13 Most Beautiful: Songs for Andy Warhol's Screen Tests

This was fantastic. I loved seeing the original screen tests and I thought the new music written for the film was perfect. Some of the clips are just haunting- Ann and Edie, especially, and I couldn't believe what a perfect Coke commercial Lou Reed's clip would be.

American Roots Music


Excellent documentary tracing American roots music through history. Wonderful clips of bluies, jazz, country, gospel- oh, some wonderful music on this. Great interviews too.

Posed for Murder, by Meredith Cole

So-so murder mystery. Got great reviews, but I thought it wasn't that great. Even I guessed the bloody killer, and I think the raves it's getting are because maybe the reviewers think that setting a 'traditional' mystery in 'edgy' artsy Brooklyn might attrack younger readers to the genre.
Get off my lawn, I say. Off off off.

Revenge of the Homecoming Queen, by Stephanie Hale

I can't imagine why I requested this book, but up it came for me as a hold, so I read it.
Classic mean-girl-finds-new-meaning-in-life-and-changes thing. Fine, but nothing special.

Diary of a Wimpy Kid: The Last Straw, by Jeff Kinney

Further adventures of Greg Heffley. Still funny, not as fresh.

Confessions of a Prep School Mommy Handler, by Wade Rouse

Entertaining but disturbing book.
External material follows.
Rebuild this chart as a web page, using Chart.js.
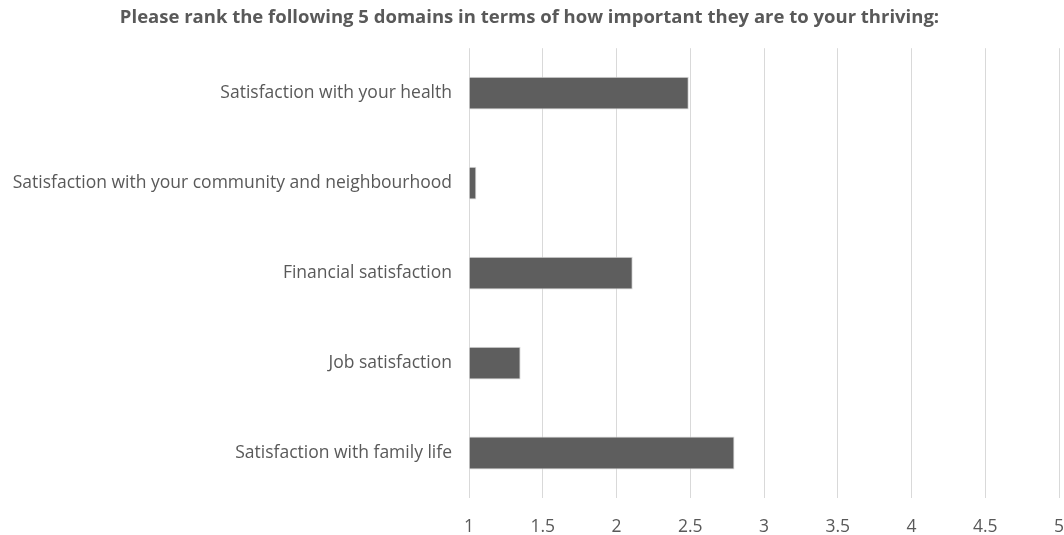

Rouse is the parent-school liason at a very expensive prep school, but the parents are loathsome, the administration turns willing blind eyes to cruelty, and Rouse is such a fawning sycophant that he can't stand himself even as he kisses the Mommie's asses.

Bottleshock

Fun movie about the growth of the California wine industry and the great achievement the growers made when US wine beat French wine in the Paris wine tasting of 1976.
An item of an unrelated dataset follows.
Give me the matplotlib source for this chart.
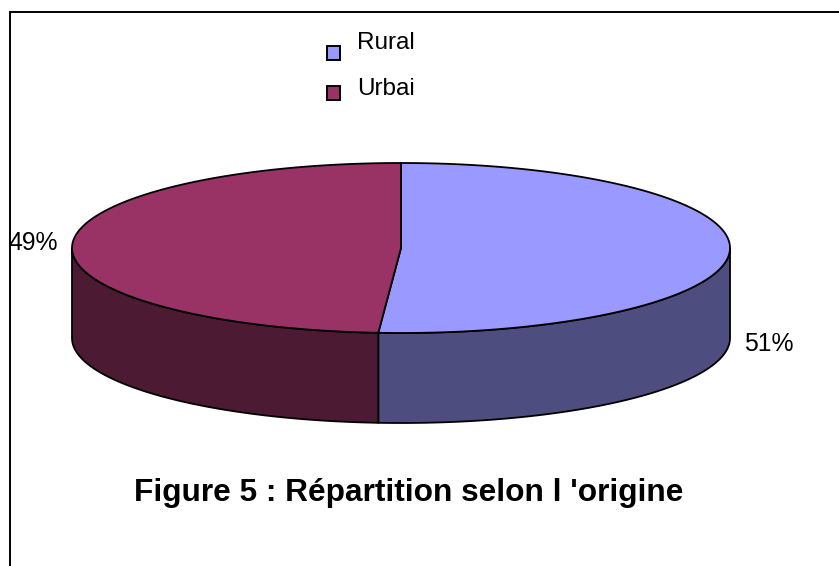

The Search for John Gissing

Odd, kind of funny but not very funny movie about businessmen trying to drive each other crazy.

V for Vendetta


Interesting but flawed movie set in near-future fascist Britain. Surveilance society, racism, anti-immigration, tortue, all the usual yadda yadda. Guy Fawkes and Remember remember the 5th of November.

Tuesday, April 7, 2009

Bad Money: Reckless Finance Failed Politics and the Global Crisis of American Capitalism, by Kevin Phillips


Very interesting and frightening book. Phillips presents the current economic crisis as seen against other similar ends of ruling nations, such as Habsburg Spain, maritime Holland, Britain before WWI, and of course, Rome.
The decline of manufacturing and the rise in finance, the corruption of the capitals and collusion of government in unfettering capitalism, the decline of international influence and the decline of the dollar, the way that the dollar is tied to oil and the rising forces of China, Russia and India all combine in this excellent and clearly written book.
Lots of economic theory, mixed well with a solid scoop of history and a big chunk of current events.

The Agency, by Ally O'Brien

Odd book. Part chick-lit, part murder-mystery, unlikeable characters, a deus ex-machina cameo from Tom Cruise- it should have been awful, but was somehow kind of fun and rollicking.

"Some bastard is accusing Dorothy of stealing her pandas from his father, Cosima says she'll bury me if I leave, Tom Cruise probably thinks I'm insane, my married boyfriend dumped me, my other boyfriend is a scoundrel, and the police think I killed Lowell."

I don't know about you, but any book that manages to round all that into one sentence has something going for it in my opinion. Good bath book, this one.

Sunday, April 5, 2009

Testimony, by Anita Shreve


Three senior boys and one freshman girl in a dorm room at an exclusive prepschool = hell for the entire town.
The cover was so good, I really had to pick it up. I enjoyed the book, and thought it well written, and I definitely am not sure what I think should have happened within the story- a lot of interesting moral ambiguity in this.
I was surprised thought that Shreve made it so clear that "the girl was to blame"- I think it made me slightly uncomfortable and I wished she had made Sienna's character less hateful, and I think it would have made for a stronger book.